Brief: Transcribe the data in full and exactly, omitting any pictures.

Material:
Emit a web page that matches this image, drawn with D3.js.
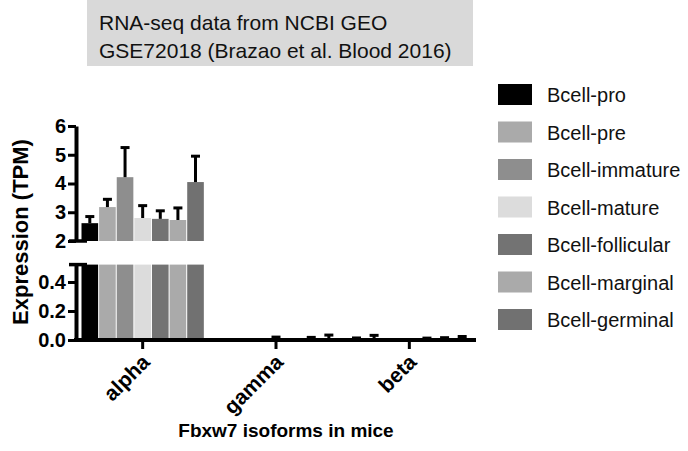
<!DOCTYPE html>
<html><head><meta charset="utf-8">
<script src="https://cdn.jsdelivr.net/npm/d3@7"></script>
<style>body{margin:0;background:#fff}svg{display:block}text{font-family:Arial,"Liberation Sans",sans-serif}</style>
</head><body>
<svg id="c" width="688" height="451"></svg>
<script>
const groups = ["alpha", "gamma", "beta"];
const series = ["Bcell-pro","Bcell-pre","Bcell-immature","Bcell-mature","Bcell-follicular","Bcell-marginal","Bcell-germinal"];
const colors = ["#000000","#aaaaaa","#8e8e8e","#dcdcdc","#737373","#aaaaaa","#717171"];
// mean TPM per series, one array per isoform
const alphaMean = [2.62, 3.18, 4.22, 2.80, 2.77, 2.73, 4.05];
const alphaSD   = [0.23, 0.27, 1.03, 0.43, 0.28, 0.42, 0.90];
const gammaMean = [0.002, 0.002, 0.002, 0.008, 0.002, 0.008, 0.012];
const gammaSD   = [0.0, 0.0, 0.0, 0.012, 0.0, 0.010, 0.022];
const betaMean  = [0.006, 0.010, 0.002, 0.002, 0.005, 0.006, 0.010];
const betaSD    = [0.008, 0.022, 0.0, 0.0, 0.008, 0.010, 0.014];
const upperTicks = [2, 3, 4, 5, 6];
const lowerTicks = [0.0, 0.2, 0.4];
const titleLines = ["RNA-seq data from NCBI GEO", "GSE72018 (Brazao et al. Blood 2016)"];

const means = [alphaMean, gammaMean, betaMean];
const sds = [alphaSD, gammaSD, betaSD];

const svg = d3.select("#c");
const axisX0 = 76, axisX1 = 476;
const lowerMax = 0.52;
const x0 = d3.scaleBand().domain(groups).range([axisX0, axisX1]);
const x1 = d3.scaleBand().domain(series).range([5, x0.bandwidth() - 5]);
const yU = d3.scaleLinear().domain([2, 6]).range([241, 126]);
const yL = d3.scaleLinear().domain([0, lowerMax]).range([340, 264.6]);

// title box
svg.append("rect").attr("x", 87).attr("y", 0).attr("width", 386).attr("height", 66).attr("fill", "#d9d9d9");
svg.selectAll("text.title").data(titleLines).join("text").attr("class","title")
  .attr("x", 99).attr("y", (d,i) => 30 + i*27.5).attr("font-size", 21).attr("fill", "#111").text(d => d);

// bars
const data = [];
groups.forEach((g, gi) => series.forEach((s, si) => data.push({g, s, si, v: means[gi][si], e: sds[gi][si]})));
const gBars = svg.append("g");
data.forEach(d => {
  const x = x0(d.g) + x1(d.s);
  const w = x1.bandwidth();
  const col = colors[d.si];
  // lower segment
  const vl = Math.min(d.v, lowerMax);
  gBars.append("rect").attr("x", x + 0.5).attr("width", w - 1)
    .attr("y", yL(vl)).attr("height", yL(0) - yL(vl)).attr("fill", col);
  if (d.v > 2) {
    const vu = Math.min(d.v, 6);
    gBars.append("rect").attr("x", x + 0.5).attr("width", w - 1)
      .attr("y", yU(vu)).attr("height", yU(2) - yU(vu)).attr("fill", col);
  }
  // error bars (upward only)
  if (d.e > 0) {
    const y = d.v > 2 ? yU : yL;
    const cx = x + w / 2;
    gBars.append("line").attr("x1", cx).attr("x2", cx).attr("y1", y(d.v)).attr("y2", y(d.v + d.e))
      .attr("stroke", "#000").attr("stroke-width", 3);
    gBars.append("line").attr("x1", cx - 4.5).attr("x2", cx + 4.5).attr("y1", y(d.v + d.e)).attr("y2", y(d.v + d.e))
      .attr("stroke", "#000").attr("stroke-width", 3);
  }
});

// y axes
function styleAxis(g) {
  g.select(".domain").attr("stroke-width", 4).attr("stroke", "#000");
  g.selectAll(".tick line").attr("stroke-width", 3).attr("stroke", "#000");
  g.selectAll(".tick text").attr("font-size", 20).attr("font-weight", "bold").attr("fill", "#000")
    .attr("font-family", 'Arial,"Liberation Sans",sans-serif');
}
const axU = svg.append("g").attr("transform", `translate(${axisX0},0)`)
  .call(d3.axisLeft(yU).tickValues(upperTicks).tickFormat(d3.format("d")).tickSize(8).tickSizeOuter(0).tickPadding(2));
styleAxis(axU);
const axL = svg.append("g").attr("transform", `translate(${axisX0},0)`)
  .call(d3.axisLeft(yL).tickValues(lowerTicks).tickFormat(d3.format(".1f")).tickSize(8).tickSizeOuter(0).tickPadding(2));
styleAxis(axL);
// break marks
[yU(2), yL(lowerMax)].forEach(yy => svg.append("line").attr("x1", 69).attr("x2", 87).attr("y1", yy).attr("y2", yy)
  .attr("stroke", "#000").attr("stroke-width", 3.5));

// x axis
const axX = svg.append("g").attr("transform", `translate(0,${yL(0)})`)
  .call(d3.axisBottom(x0).tickSize(9).tickSizeOuter(0).tickFormat(""));
axX.select(".domain").attr("stroke-width", 4).attr("stroke", "#000").attr("d", `M${axisX0 - 2},0H${axisX1}`);
axX.selectAll(".tick line").attr("stroke-width", 3).attr("stroke", "#000");
axX.selectAll(".tick").append("text").attr("transform", "translate(-2,13) rotate(-45)")
  .attr("text-anchor", "end").attr("dy", "0.7em").attr("font-size", 21).attr("font-weight", "bold")
  .attr("fill", "#000").text(d => d);

// axis titles
svg.append("text").attr("x", (axisX0 + axisX1) / 2 + 10).attr("y", 437).attr("text-anchor", "middle")
  .attr("font-size", 19).attr("font-weight", "bold").text("Fbxw7 isoforms in mice");
svg.append("text").attr("transform", "translate(28,232) rotate(-90)").attr("text-anchor", "middle")
  .attr("font-size", 22).attr("font-weight", "bold").text("Expression (TPM)");

// legend
const leg = svg.append("g");
series.forEach((s, i) => {
  const yy = 84 + i * 37.5;
  leg.append("rect").attr("x", 498).attr("y", yy).attr("width", 34).attr("height", 21).attr("fill", colors[i]);
  leg.append("text").attr("x", 547).attr("y", yy + 18).attr("font-size", 20).attr("fill", "#111").text(s);
});
</script>
</body></html>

Response to this exercise:
Emit a web page that matches this image, drawn with D3.js.
<!DOCTYPE html>
<html><head><meta charset="utf-8">
<script src="https://cdn.jsdelivr.net/npm/d3@7"></script>
<style>body{margin:0;background:#fff}svg{display:block}text{font-family:Arial,"Liberation Sans",sans-serif}</style>
</head><body>
<svg id="c" width="688" height="451"></svg>
<script>
const groups = ["alpha", "gamma", "beta"];
const series = ["Bcell-pro","Bcell-pre","Bcell-immature","Bcell-mature","Bcell-follicular","Bcell-marginal","Bcell-germinal"];
const colors = ["#000000","#aaaaaa","#8e8e8e","#dcdcdc","#737373","#aaaaaa","#717171"];
// mean TPM per series, one array per isoform
const alphaMean = [2.62, 3.18, 4.22, 2.80, 2.77, 2.73, 4.05];
const alphaSD   = [0.23, 0.27, 1.03, 0.43, 0.28, 0.42, 0.90];
const gammaMean = [0.002, 0.002, 0.002, 0.008, 0.002, 0.008, 0.012];
const gammaSD   = [0.0, 0.0, 0.0, 0.012, 0.0, 0.010, 0.022];
const betaMean  = [0.006, 0.010, 0.002, 0.002, 0.005, 0.006, 0.010];
const betaSD    = [0.008, 0.022, 0.0, 0.0, 0.008, 0.010, 0.014];
const upperTicks = [2, 3, 4, 5, 6];
const lowerTicks = [0.0, 0.2, 0.4];
const titleLines = ["RNA-seq data from NCBI GEO", "GSE72018 (Brazao et al. Blood 2016)"];

const means = [alphaMean, gammaMean, betaMean];
const sds = [alphaSD, gammaSD, betaSD];

const svg = d3.select("#c");
const axisX0 = 76, axisX1 = 476;
const lowerMax = 0.52;
const x0 = d3.scaleBand().domain(groups).range([axisX0, axisX1]);
const x1 = d3.scaleBand().domain(series).range([5, x0.bandwidth() - 5]);
const yU = d3.scaleLinear().domain([2, 6]).range([241, 126]);
const yL = d3.scaleLinear().domain([0, lowerMax]).range([340, 264.6]);

// title box
svg.append("rect").attr("x", 87).attr("y", 0).attr("width", 386).attr("height", 66).attr("fill", "#d9d9d9");
svg.selectAll("text.title").data(titleLines).join("text").attr("class","title")
  .attr("x", 99).attr("y", (d,i) => 30 + i*27.5).attr("font-size", 21).attr("fill", "#111").text(d => d);

// bars
const data = [];
groups.forEach((g, gi) => series.forEach((s, si) => data.push({g, s, si, v: means[gi][si], e: sds[gi][si]})));
const gBars = svg.append("g");
data.forEach(d => {
  const x = x0(d.g) + x1(d.s);
  const w = x1.bandwidth();
  const col = colors[d.si];
  // lower segment
  const vl = Math.min(d.v, lowerMax);
  gBars.append("rect").attr("x", x + 0.5).attr("width", w - 1)
    .attr("y", yL(vl)).attr("height", yL(0) - yL(vl)).attr("fill", col);
  if (d.v > 2) {
    const vu = Math.min(d.v, 6);
    gBars.append("rect").attr("x", x + 0.5).attr("width", w - 1)
      .attr("y", yU(vu)).attr("height", yU(2) - yU(vu)).attr("fill", col);
  }
  // error bars (upward only)
  if (d.e > 0) {
    const y = d.v > 2 ? yU : yL;
    const cx = x + w / 2;
    gBars.append("line").attr("x1", cx).attr("x2", cx).attr("y1", y(d.v)).attr("y2", y(d.v + d.e))
      .attr("stroke", "#000").attr("stroke-width", 3);
    gBars.append("line").attr("x1", cx - 4.5).attr("x2", cx + 4.5).attr("y1", y(d.v + d.e)).attr("y2", y(d.v + d.e))
      .attr("stroke", "#000").attr("stroke-width", 3);
  }
});

// y axes
function styleAxis(g) {
  g.select(".domain").attr("stroke-width", 4).attr("stroke", "#000");
  g.selectAll(".tick line").attr("stroke-width", 3).attr("stroke", "#000");
  g.selectAll(".tick text").attr("font-size", 20).attr("font-weight", "bold").attr("fill", "#000")
    .attr("font-family", 'Arial,"Liberation Sans",sans-serif');
}
const axU = svg.append("g").attr("transform", `translate(${axisX0},0)`)
  .call(d3.axisLeft(yU).tickValues(upperTicks).tickFormat(d3.format("d")).tickSize(8).tickSizeOuter(0).tickPadding(2));
styleAxis(axU);
const axL = svg.append("g").attr("transform", `translate(${axisX0},0)`)
  .call(d3.axisLeft(yL).tickValues(lowerTicks).tickFormat(d3.format(".1f")).tickSize(8).tickSizeOuter(0).tickPadding(2));
styleAxis(axL);
// break marks
[yU(2), yL(lowerMax)].forEach(yy => svg.append("line").attr("x1", 69).attr("x2", 87).attr("y1", yy).attr("y2", yy)
  .attr("stroke", "#000").attr("stroke-width", 3.5));

// x axis
const axX = svg.append("g").attr("transform", `translate(0,${yL(0)})`)
  .call(d3.axisBottom(x0).tickSize(9).tickSizeOuter(0).tickFormat(""));
axX.select(".domain").attr("stroke-width", 4).attr("stroke", "#000").attr("d", `M${axisX0 - 2},0H${axisX1}`);
axX.selectAll(".tick line").attr("stroke-width", 3).attr("stroke", "#000");
axX.selectAll(".tick").append("text").attr("transform", "translate(-2,13) rotate(-45)")
  .attr("text-anchor", "end").attr("dy", "0.7em").attr("font-size", 21).attr("font-weight", "bold")
  .attr("fill", "#000").text(d => d);

// axis titles
svg.append("text").attr("x", (axisX0 + axisX1) / 2 + 10).attr("y", 437).attr("text-anchor", "middle")
  .attr("font-size", 19).attr("font-weight", "bold").text("Fbxw7 isoforms in mice");
svg.append("text").attr("transform", "translate(28,232) rotate(-90)").attr("text-anchor", "middle")
  .attr("font-size", 22).attr("font-weight", "bold").text("Expression (TPM)");

// legend
const leg = svg.append("g");
series.forEach((s, i) => {
  const yy = 84 + i * 37.5;
  leg.append("rect").attr("x", 498).attr("y", yy).attr("width", 34).attr("height", 21).attr("fill", colors[i]);
  leg.append("text").attr("x", 547).attr("y", yy + 18).attr("font-size", 20).attr("fill", "#111").text(s);
});
</script>
</body></html>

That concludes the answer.